__TASK TO CARRY OUT__.
Your task is to repeat all of the data exactly while excluding the pictures.

__DATA PROVIDED__.
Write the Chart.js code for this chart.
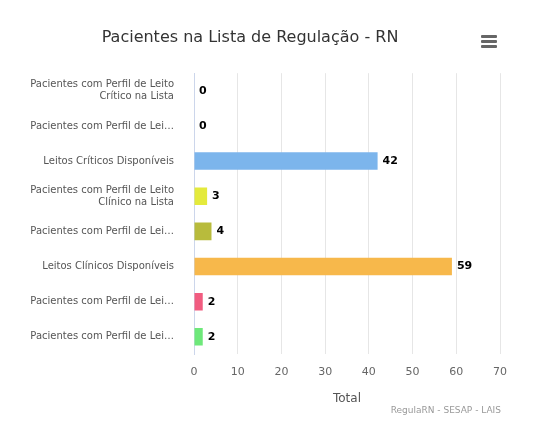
<!DOCTYPE html>
<html><head><meta charset="utf-8">
<script src="https://cdn.jsdelivr.net/npm/chart.js@4.4.0/dist/chart.umd.min.js"></script>
<style>
html,body{margin:0;padding:0;background:#fff;}
#wrap{position:relative;width:533px;height:440px;}
#menu{position:absolute;left:481px;top:35px;width:16px;}
#menu div{height:3px;background:#666;margin-bottom:2px;border-radius:1px;}
#credit{position:absolute;right:32px;top:405px;font:9px "DejaVu Sans",sans-serif;color:#999;}
</style></head><body>
<div id="wrap"><canvas id="c" width="533" height="440"></canvas>
<div id="menu"><div></div><div></div><div></div></div>
<div id="credit">RegulaRN - SESAP - LAIS</div></div>
<script>
const categories = [
 ["Pacientes com Perfil de Leito","Crítico na Lista"],
 "Pacientes com Perfil de Lei…",
 "Leitos Críticos Disponíveis",
 ["Pacientes com Perfil de Leito","Clínico na Lista"],
 "Pacientes com Perfil de Lei…",
 "Leitos Clínicos Disponíveis",
 "Pacientes com Perfil de Lei…",
 "Pacientes com Perfil de Lei…"
];
const values = [0, 0, 42, 3, 4, 59, 2, 2];
const colors = ["#7cb5ec","#434348","#7cb5ec","#e4ea3c","#b8bb3c","#f7b84b","#f15c80","#6ee87a"];
const xTicks = [0,10,20,30,40,50,60,70];

const labelPlugin = {
  id:'lbl',
  afterDatasetsDraw(chart){
    const ctx=chart.ctx, meta=chart.getDatasetMeta(0);
    ctx.save();
    ctx.font='bold 11px "DejaVu Sans", sans-serif';
    ctx.fillStyle='#000';ctx.textBaseline='middle';ctx.textAlign='left';
    meta.data.forEach((b,i)=>{ctx.fillText(String(values[i]), b.x+5, b.y);});
    ctx.restore();
  }
};
new Chart(document.getElementById('c'),{
  type:'bar',
  data:{labels:categories,datasets:[{data:values,backgroundColor:colors,barPercentage:0.5,categoryPercentage:1,borderWidth:0}]},
  options:{
    indexAxis:'y',responsive:false,animation:false,
    layout:{padding:{top:0,right:33,bottom:30,left:0}},
    plugins:{legend:{display:false},tooltip:{enabled:false},
      title:{display:true,text:'Pacientes na Lista de Regulação - RN',color:'#333',
        font:{family:'"DejaVu Sans", sans-serif',size:16,weight:'normal'},padding:{top:28,bottom:26}}},
    scales:{
      x:{min:0,max:70,afterBuildTicks(a){a.ticks=xTicks.map(v=>({value:v}));},
        grid:{color:'#e6e6e6',drawTicks:false},border:{display:false},
        ticks:{color:'#666',padding:11,font:{family:'"DejaVu Sans", sans-serif',size:11}},
        title:{display:true,text:'Total',color:'#555',padding:{top:2},font:{family:'"DejaVu Sans", sans-serif',size:12}}},
      y:{grid:{display:false},border:{color:'#ccd6eb'},
        afterFit(a){a.width=194;},
        ticks:{color:'#555',padding:12,font:{family:'"DejaVu Sans", sans-serif',size:10}}}
    }
  },
  plugins:[labelPlugin]
});
</script></body></html>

__FINISHED ANSWER__.
Write the Chart.js code for this chart.
<!DOCTYPE html>
<html><head><meta charset="utf-8">
<script src="https://cdn.jsdelivr.net/npm/chart.js@4.4.0/dist/chart.umd.min.js"></script>
<style>
html,body{margin:0;padding:0;background:#fff;}
#wrap{position:relative;width:533px;height:440px;}
#menu{position:absolute;left:481px;top:35px;width:16px;}
#menu div{height:3px;background:#666;margin-bottom:2px;border-radius:1px;}
#credit{position:absolute;right:32px;top:405px;font:9px "DejaVu Sans",sans-serif;color:#999;}
</style></head><body>
<div id="wrap"><canvas id="c" width="533" height="440"></canvas>
<div id="menu"><div></div><div></div><div></div></div>
<div id="credit">RegulaRN - SESAP - LAIS</div></div>
<script>
const categories = [
 ["Pacientes com Perfil de Leito","Crítico na Lista"],
 "Pacientes com Perfil de Lei…",
 "Leitos Críticos Disponíveis",
 ["Pacientes com Perfil de Leito","Clínico na Lista"],
 "Pacientes com Perfil de Lei…",
 "Leitos Clínicos Disponíveis",
 "Pacientes com Perfil de Lei…",
 "Pacientes com Perfil de Lei…"
];
const values = [0, 0, 42, 3, 4, 59, 2, 2];
const colors = ["#7cb5ec","#434348","#7cb5ec","#e4ea3c","#b8bb3c","#f7b84b","#f15c80","#6ee87a"];
const xTicks = [0,10,20,30,40,50,60,70];

const labelPlugin = {
  id:'lbl',
  afterDatasetsDraw(chart){
    const ctx=chart.ctx, meta=chart.getDatasetMeta(0);
    ctx.save();
    ctx.font='bold 11px "DejaVu Sans", sans-serif';
    ctx.fillStyle='#000';ctx.textBaseline='middle';ctx.textAlign='left';
    meta.data.forEach((b,i)=>{ctx.fillText(String(values[i]), b.x+5, b.y);});
    ctx.restore();
  }
};
new Chart(document.getElementById('c'),{
  type:'bar',
  data:{labels:categories,datasets:[{data:values,backgroundColor:colors,barPercentage:0.5,categoryPercentage:1,borderWidth:0}]},
  options:{
    indexAxis:'y',responsive:false,animation:false,
    layout:{padding:{top:0,right:33,bottom:30,left:0}},
    plugins:{legend:{display:false},tooltip:{enabled:false},
      title:{display:true,text:'Pacientes na Lista de Regulação - RN',color:'#333',
        font:{family:'"DejaVu Sans", sans-serif',size:16,weight:'normal'},padding:{top:28,bottom:26}}},
    scales:{
      x:{min:0,max:70,afterBuildTicks(a){a.ticks=xTicks.map(v=>({value:v}));},
        grid:{color:'#e6e6e6',drawTicks:false},border:{display:false},
        ticks:{color:'#666',padding:11,font:{family:'"DejaVu Sans", sans-serif',size:11}},
        title:{display:true,text:'Total',color:'#555',padding:{top:2},font:{family:'"DejaVu Sans", sans-serif',size:12}}},
      y:{grid:{display:false},border:{color:'#ccd6eb'},
        afterFit(a){a.width=194;},
        ticks:{color:'#555',padding:12,font:{family:'"DejaVu Sans", sans-serif',size:10}}}
    }
  },
  plugins:[labelPlugin]
});
</script></body></html>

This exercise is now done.